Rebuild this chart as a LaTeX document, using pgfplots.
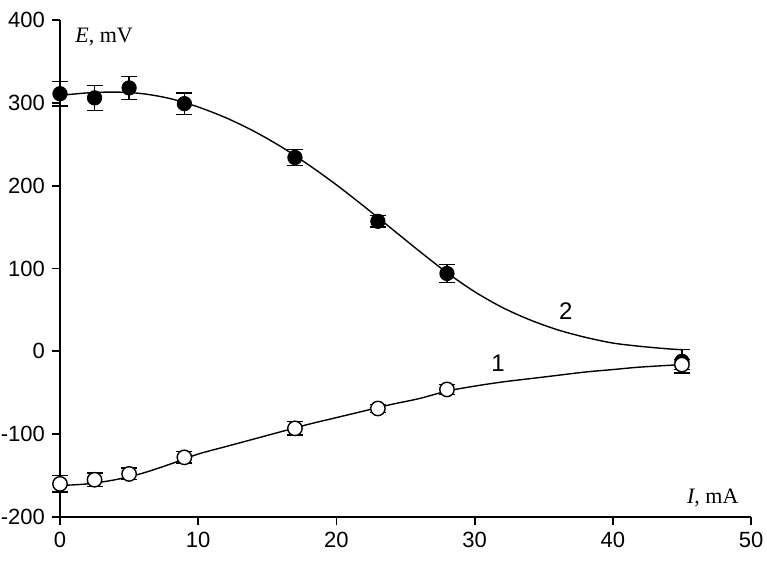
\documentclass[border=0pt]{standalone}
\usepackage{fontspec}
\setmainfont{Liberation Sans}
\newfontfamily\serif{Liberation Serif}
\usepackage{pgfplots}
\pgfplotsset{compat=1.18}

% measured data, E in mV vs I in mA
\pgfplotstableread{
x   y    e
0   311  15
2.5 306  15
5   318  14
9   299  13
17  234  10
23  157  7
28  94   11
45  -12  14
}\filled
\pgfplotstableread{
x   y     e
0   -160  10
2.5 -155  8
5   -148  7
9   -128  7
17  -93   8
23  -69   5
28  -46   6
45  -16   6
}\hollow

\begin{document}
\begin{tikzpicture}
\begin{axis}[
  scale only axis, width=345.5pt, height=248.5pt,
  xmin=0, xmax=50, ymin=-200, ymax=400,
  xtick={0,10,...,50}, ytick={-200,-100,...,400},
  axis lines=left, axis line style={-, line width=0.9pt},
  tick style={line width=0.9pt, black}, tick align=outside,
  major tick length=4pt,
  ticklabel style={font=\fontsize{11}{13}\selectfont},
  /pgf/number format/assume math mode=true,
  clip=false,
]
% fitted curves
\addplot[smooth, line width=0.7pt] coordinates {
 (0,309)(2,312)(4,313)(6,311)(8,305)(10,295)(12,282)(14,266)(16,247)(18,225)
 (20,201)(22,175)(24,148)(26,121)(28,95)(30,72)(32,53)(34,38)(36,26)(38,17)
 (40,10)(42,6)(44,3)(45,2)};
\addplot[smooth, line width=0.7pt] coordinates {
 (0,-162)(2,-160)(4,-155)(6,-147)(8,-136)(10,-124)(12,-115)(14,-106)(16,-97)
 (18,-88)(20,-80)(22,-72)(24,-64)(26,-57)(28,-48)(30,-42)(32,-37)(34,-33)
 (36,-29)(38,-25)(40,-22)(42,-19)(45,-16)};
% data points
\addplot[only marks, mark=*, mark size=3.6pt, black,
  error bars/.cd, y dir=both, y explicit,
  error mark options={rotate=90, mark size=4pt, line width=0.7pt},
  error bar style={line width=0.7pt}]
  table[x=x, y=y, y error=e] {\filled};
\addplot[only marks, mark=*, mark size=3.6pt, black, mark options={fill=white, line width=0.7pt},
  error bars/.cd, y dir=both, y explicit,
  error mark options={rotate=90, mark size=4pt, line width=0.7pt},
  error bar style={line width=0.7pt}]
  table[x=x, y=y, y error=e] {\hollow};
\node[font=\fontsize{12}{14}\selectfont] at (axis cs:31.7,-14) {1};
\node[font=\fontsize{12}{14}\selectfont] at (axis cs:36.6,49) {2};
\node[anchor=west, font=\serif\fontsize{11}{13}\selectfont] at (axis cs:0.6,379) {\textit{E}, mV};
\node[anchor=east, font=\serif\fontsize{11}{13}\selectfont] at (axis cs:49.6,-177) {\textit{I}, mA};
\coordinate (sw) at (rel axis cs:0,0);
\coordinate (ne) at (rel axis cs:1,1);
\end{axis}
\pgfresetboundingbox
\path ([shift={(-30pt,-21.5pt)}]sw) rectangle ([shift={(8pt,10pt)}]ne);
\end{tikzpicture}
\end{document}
* * * * * * * * *
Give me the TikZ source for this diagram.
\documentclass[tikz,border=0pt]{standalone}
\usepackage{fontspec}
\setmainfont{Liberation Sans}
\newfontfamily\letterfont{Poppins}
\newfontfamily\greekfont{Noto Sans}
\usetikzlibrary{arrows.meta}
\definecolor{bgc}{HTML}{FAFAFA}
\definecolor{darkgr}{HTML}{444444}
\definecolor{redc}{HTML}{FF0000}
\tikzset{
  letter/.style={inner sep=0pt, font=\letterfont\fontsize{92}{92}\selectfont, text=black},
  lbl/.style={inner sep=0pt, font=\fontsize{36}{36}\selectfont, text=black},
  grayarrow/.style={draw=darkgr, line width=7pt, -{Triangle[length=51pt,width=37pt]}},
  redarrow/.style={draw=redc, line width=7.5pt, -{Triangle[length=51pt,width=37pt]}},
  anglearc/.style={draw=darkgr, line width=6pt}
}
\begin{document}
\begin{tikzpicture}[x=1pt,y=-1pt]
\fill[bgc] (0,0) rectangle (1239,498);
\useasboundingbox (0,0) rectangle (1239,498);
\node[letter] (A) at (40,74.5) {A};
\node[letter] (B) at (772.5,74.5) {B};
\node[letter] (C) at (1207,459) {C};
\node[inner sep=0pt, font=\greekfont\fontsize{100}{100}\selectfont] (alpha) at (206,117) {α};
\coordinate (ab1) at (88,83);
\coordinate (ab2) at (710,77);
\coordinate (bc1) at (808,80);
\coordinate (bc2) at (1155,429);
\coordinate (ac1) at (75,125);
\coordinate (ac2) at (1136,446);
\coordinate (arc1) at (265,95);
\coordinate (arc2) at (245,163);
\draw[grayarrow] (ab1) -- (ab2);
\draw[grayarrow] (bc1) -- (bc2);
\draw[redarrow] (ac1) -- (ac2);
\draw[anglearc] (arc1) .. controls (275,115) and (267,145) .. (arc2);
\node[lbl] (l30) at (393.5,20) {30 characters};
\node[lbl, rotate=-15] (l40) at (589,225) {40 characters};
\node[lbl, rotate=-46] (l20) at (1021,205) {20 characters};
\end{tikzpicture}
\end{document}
* * * * * * * * *
◆ **PROBLEM REQUIREMENTS**: Look through the data and show every line containing "this".

◆ **ANSWER TO THE EXERCISE**:
Rebuild this chart as a LaTeX document, using pgfplots.
Give me the TikZ source for this diagram.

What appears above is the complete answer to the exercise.